▶ [What you are asked to do]: Output the material word for word. Leave each picture out.

▶ [Material]:

═══

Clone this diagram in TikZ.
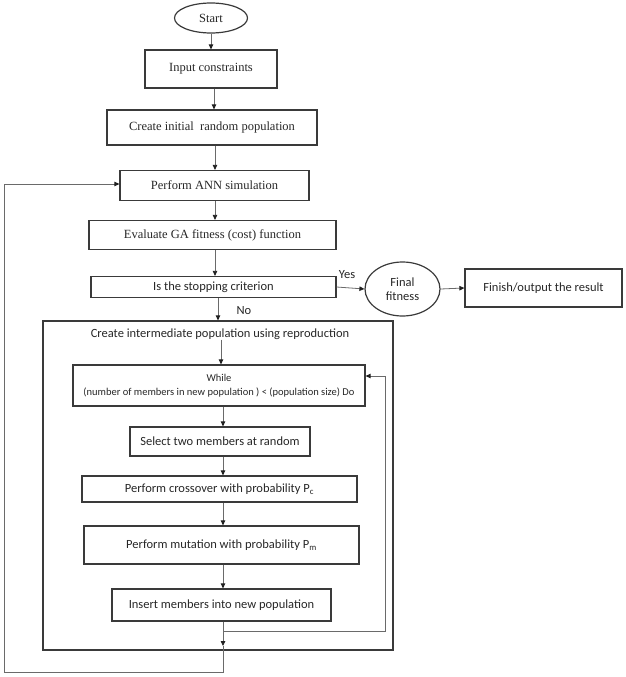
\documentclass[tikz,border=0pt]{standalone}
\usepackage{fontspec}
\setmainfont{Liberation Serif}
\newfontfamily\calfont{Carlito}
\usetikzlibrary{arrows.meta,shapes.geometric}
\definecolor{boxc}{HTML}{3A3A3A}
\definecolor{linec}{HTML}{6A6A6A}
\definecolor{tipc}{HTML}{202020}
\definecolor{txtc}{HTML}{262626}
\tikzset{
  tbox/.style={draw=boxc,line width=1.2pt,rectangle,inner sep=0pt,align=center,text=txtc,font=\fontsize{12.5}{14}\selectfont},
  cbox/.style={draw=boxc,line width=1.2pt,rectangle,inner sep=0pt,align=center,text=txtc,font=\calfont\fontsize{12.5}{14}\selectfont},
  ell/.style={draw=boxc,line width=1.2pt,ellipse,inner sep=0pt,align=center,text=txtc},
  lbl/.style={text=txtc,inner sep=0pt,font=\calfont\fontsize{12.5}{14}\selectfont},
  arr/.style={draw=linec,line width=0.8pt,-{Triangle[length=5pt,width=4.5pt,color=tipc]}},
  ln/.style={draw=linec,line width=0.8pt},
}
\begin{document}
\begin{tikzpicture}[x=1pt,y=-1pt]
\useasboundingbox (0,0) rectangle (625,677);
% top part
\node[ell,minimum width=73pt,minimum height=30pt,font=\fontsize{12.5}{14}\selectfont] (start) at (211,18) {Start};
\node[tbox,minimum width=132pt,minimum height=38pt] (inp) at (211,69) {Input constraints};
\node[tbox,minimum width=210pt,minimum height=35pt] (init) at (212,127.5) {Create initial\ \ random population};
\node[tbox,minimum width=189pt,minimum height=30pt] (ann) at (214.5,185.5) {Perform ANN simulation};
\node[tbox,minimum width=247pt,minimum height=29pt] (eval) at (212.5,235) {Evaluate GA fitness (cost) function};
\node[cbox,minimum width=245pt,minimum height=21pt] (stop) at (213.5,287) {Is the stopping criterion};
\node[ell,minimum width=75pt,minimum height=54pt,font=\calfont\fontsize{12.5}{14}\selectfont] (final) at (402.5,289) {Final\\fitness};
\node[cbox,minimum width=157pt,minimum height=38pt] (finish) at (543.5,288) {Finish/output the result};
% outer box
\node[draw=boxc,line width=1.2pt,rectangle,inner sep=0pt,minimum width=350pt,minimum height=329pt] (outer) at (218,485.5) {};
\node[lbl] (title) at (220,334) {Create intermediate population using reproduction};
\node[cbox,minimum width=292pt,minimum height=41pt,font=\calfont\fontsize{10.5}{13.5}\selectfont] (while) at (219,385.5) {While\\(number of members in new population ) {<} (population size) Do};
\node[cbox,minimum width=180pt,minimum height=29pt] (sel) at (220,441.5) {Select two members at random};
\node[cbox,minimum width=275pt,minimum height=26pt] (cross) at (219.5,489) {Perform crossover with probability P\textsubscript{c}};
\node[cbox,minimum width=275pt,minimum height=38pt] (mut) at (221.5,545) {Perform mutation with probability P\textsubscript{m}};
\node[cbox,minimum width=219pt,minimum height=32pt] (ins) at (221.5,605) {Insert members into new population};
% labels
\node[lbl] (yes) at (347,275) {Yes};
\node[lbl] (no) at (244,311) {No};
% connectors top
\draw[arr] (start.south) -- (start.south |- inp.north);
\draw[arr] (inp.south -| 214,0) -- (init.north -| 214,0);
\draw[arr] (init.south -| 215,0) -- (ann.north -| 215,0);
\draw[arr] (ann.south -| 215,0) -- (eval.north -| 215,0);
\draw[arr] (eval.south -| 215,0) -- (stop.north -| 215,0);
\draw[arr] (stop.south -| 218,0) -- (outer.north -| 218,0);
\draw[arr] (stop.east) -- (final.west);
\draw[arr] (final.east) -- (finish.west);
% inner connectors
\draw[arr] (title.south -| 221,0) -- (while.north -| 221,0);
\draw[arr] (while.south -| 223,0) -- (sel.north -| 223,0);
\draw[arr] (sel.south -| 223,0) -- (cross.north -| 223,0);
\draw[arr] (cross.south -| 223,0) -- (mut.north -| 223,0);
\draw[arr] (mut.south -| 223,0) -- (ins.north -| 223,0);
% loops
\coordinate (j1) at (223,631);
\coordinate (fb1) at (385,631);
\coordinate (fb2) at (385,376);
\coordinate (jb) at (223,646);
\coordinate (c1) at (223,672);
\coordinate (c2) at (4,672);
\coordinate (c3) at (4,184);
\draw[ln] (ins.south -| j1) -- (j1);
\draw[arr] (j1) -- (fb1) -- (fb2) -- (while.east |- fb2);
\draw[arr] (j1) -- (jb);
\draw[arr] (jb) -- (c1) -- (c2) -- (c3) -- (ann.west |- c3);
\end{tikzpicture}
\end{document}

═══

▶ [Result below]:
Clone this diagram in TikZ.
\documentclass[tikz,border=0pt]{standalone}
\usepackage{fontspec}
\setmainfont{Liberation Serif}
\newfontfamily\calfont{Carlito}
\usetikzlibrary{arrows.meta,shapes.geometric}
\definecolor{boxc}{HTML}{3A3A3A}
\definecolor{linec}{HTML}{6A6A6A}
\definecolor{tipc}{HTML}{202020}
\definecolor{txtc}{HTML}{262626}
\tikzset{
  tbox/.style={draw=boxc,line width=1.2pt,rectangle,inner sep=0pt,align=center,text=txtc,font=\fontsize{12.5}{14}\selectfont},
  cbox/.style={draw=boxc,line width=1.2pt,rectangle,inner sep=0pt,align=center,text=txtc,font=\calfont\fontsize{12.5}{14}\selectfont},
  ell/.style={draw=boxc,line width=1.2pt,ellipse,inner sep=0pt,align=center,text=txtc},
  lbl/.style={text=txtc,inner sep=0pt,font=\calfont\fontsize{12.5}{14}\selectfont},
  arr/.style={draw=linec,line width=0.8pt,-{Triangle[length=5pt,width=4.5pt,color=tipc]}},
  ln/.style={draw=linec,line width=0.8pt},
}
\begin{document}
\begin{tikzpicture}[x=1pt,y=-1pt]
\useasboundingbox (0,0) rectangle (625,677);
% top part
\node[ell,minimum width=73pt,minimum height=30pt,font=\fontsize{12.5}{14}\selectfont] (start) at (211,18) {Start};
\node[tbox,minimum width=132pt,minimum height=38pt] (inp) at (211,69) {Input constraints};
\node[tbox,minimum width=210pt,minimum height=35pt] (init) at (212,127.5) {Create initial\ \ random population};
\node[tbox,minimum width=189pt,minimum height=30pt] (ann) at (214.5,185.5) {Perform ANN simulation};
\node[tbox,minimum width=247pt,minimum height=29pt] (eval) at (212.5,235) {Evaluate GA fitness (cost) function};
\node[cbox,minimum width=245pt,minimum height=21pt] (stop) at (213.5,287) {Is the stopping criterion};
\node[ell,minimum width=75pt,minimum height=54pt,font=\calfont\fontsize{12.5}{14}\selectfont] (final) at (402.5,289) {Final\\fitness};
\node[cbox,minimum width=157pt,minimum height=38pt] (finish) at (543.5,288) {Finish/output the result};
% outer box
\node[draw=boxc,line width=1.2pt,rectangle,inner sep=0pt,minimum width=350pt,minimum height=329pt] (outer) at (218,485.5) {};
\node[lbl] (title) at (220,334) {Create intermediate population using reproduction};
\node[cbox,minimum width=292pt,minimum height=41pt,font=\calfont\fontsize{10.5}{13.5}\selectfont] (while) at (219,385.5) {While\\(number of members in new population ) {<} (population size) Do};
\node[cbox,minimum width=180pt,minimum height=29pt] (sel) at (220,441.5) {Select two members at random};
\node[cbox,minimum width=275pt,minimum height=26pt] (cross) at (219.5,489) {Perform crossover with probability P\textsubscript{c}};
\node[cbox,minimum width=275pt,minimum height=38pt] (mut) at (221.5,545) {Perform mutation with probability P\textsubscript{m}};
\node[cbox,minimum width=219pt,minimum height=32pt] (ins) at (221.5,605) {Insert members into new population};
% labels
\node[lbl] (yes) at (347,275) {Yes};
\node[lbl] (no) at (244,311) {No};
% connectors top
\draw[arr] (start.south) -- (start.south |- inp.north);
\draw[arr] (inp.south -| 214,0) -- (init.north -| 214,0);
\draw[arr] (init.south -| 215,0) -- (ann.north -| 215,0);
\draw[arr] (ann.south -| 215,0) -- (eval.north -| 215,0);
\draw[arr] (eval.south -| 215,0) -- (stop.north -| 215,0);
\draw[arr] (stop.south -| 218,0) -- (outer.north -| 218,0);
\draw[arr] (stop.east) -- (final.west);
\draw[arr] (final.east) -- (finish.west);
% inner connectors
\draw[arr] (title.south -| 221,0) -- (while.north -| 221,0);
\draw[arr] (while.south -| 223,0) -- (sel.north -| 223,0);
\draw[arr] (sel.south -| 223,0) -- (cross.north -| 223,0);
\draw[arr] (cross.south -| 223,0) -- (mut.north -| 223,0);
\draw[arr] (mut.south -| 223,0) -- (ins.north -| 223,0);
% loops
\coordinate (j1) at (223,631);
\coordinate (fb1) at (385,631);
\coordinate (fb2) at (385,376);
\coordinate (jb) at (223,646);
\coordinate (c1) at (223,672);
\coordinate (c2) at (4,672);
\coordinate (c3) at (4,184);
\draw[ln] (ins.south -| j1) -- (j1);
\draw[arr] (j1) -- (fb1) -- (fb2) -- (while.east |- fb2);
\draw[arr] (j1) -- (jb);
\draw[arr] (jb) -- (c1) -- (c2) -- (c3) -- (ann.west |- c3);
\end{tikzpicture}
\end{document}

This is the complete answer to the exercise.